As we drive, I daydream in the backseat. What does the fruit seller think, standing alone on the side of an unpaved road, swallowing mouthfuls of dust the cars kick up on their bumpy journey? I wonder aloud and the answer is, “they are hoping for just one dollar.”
But surely that cannot be all that occupies the imagination through out day, even by someone who is struggling to provide. What is the inner life of each person we pass by? It is far richer than we can begin to guess is my guess.
“The moment we begin to see that there are infinitely many kinds of beautiful lives, we cease being captive to the myth of normalcy — the cultural tyranny that tells us there are a handful of valid ways to be human and demands of us to contort into these accepted forms of being.”
— Maria Popova in a recent Brainpickings newsletter
I catch life stories at the nail salon (one beautiful woman in a back room with her tools)— the manicurist is open hearted as she paints. She shares of leaving her marriage against all odds to make a life out of two steady and strong hands.
Now, her daughter is seventeen and wants to study animals.
I think of how many young children wish to be veterinarians before they realize the length of schooling, and the understanding dawns on them about all the places that human hands must go: buttholes and blood and bone.
I admire these women and their various strengths.
The bros and I stay up all night recounting the plots to our novels and screenplays in progress. Whomever is the author becomes very animated, and it is clear how important our characters have become to us.
Mine your life setting from every angle. The pressure to reinvent in art is overrated. Live outside that false sense of what should be and get comfy with what is. There are no boring stories if told right.
We offer gems of wisdom and no one becomes offended — feedback is investment and interest. It is respect. Sometimes, it evens shifts our perspective so profoundly it feels like the sheath has been lifted, revealing a whole new world of possibility.
The traffic lights have long gone black, so just feel your way into the intersection.
“This is a man of my own heart. Probably an old woman.” — said by The Jazz while driving behind a very slow car.

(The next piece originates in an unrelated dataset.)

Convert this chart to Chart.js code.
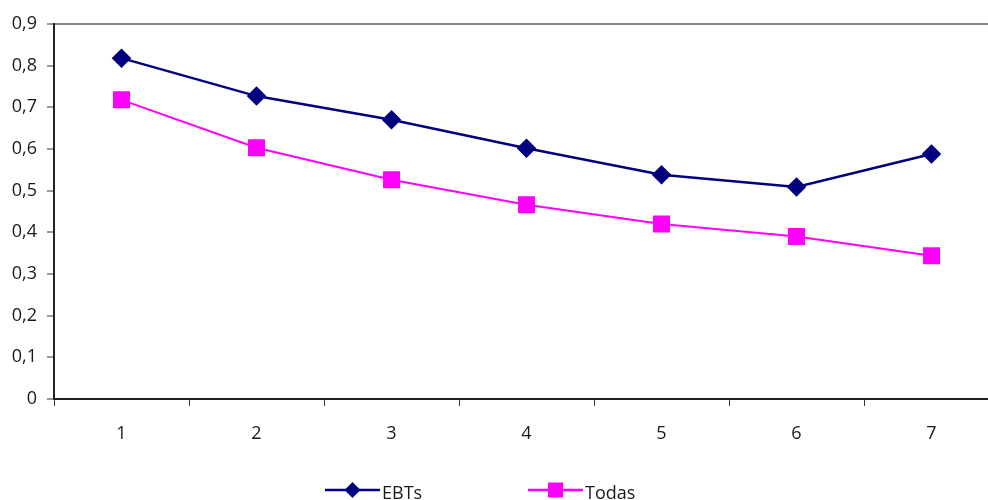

Another scene from the frightening traffic circle: who are these random kids directing traffic? They seem to just be stepping in for the officials as a public good. Obviously dollars are passed through windows. It’s a hustle but it’s also a dance. And hey! They did a pretty good job.
Daily life. I won’t pretend it’s not a challenge to capture on this side of the world without a tone of romanticism — “conducive to or characterized by the expression of love“ — after all, that is the lens through which I prefer to look as often as possible. Look at that pink sky!
Try not to flatten people to two dimensions, even in your own mind.
I do allow myself to look at the landscape through a gaze of awestruck love —as romantic as I want: the best way to look at any gift from nature, the termites propelling into the sunset, unearthed from the rain like so many fairies pouring out of anthills— and with that, I write.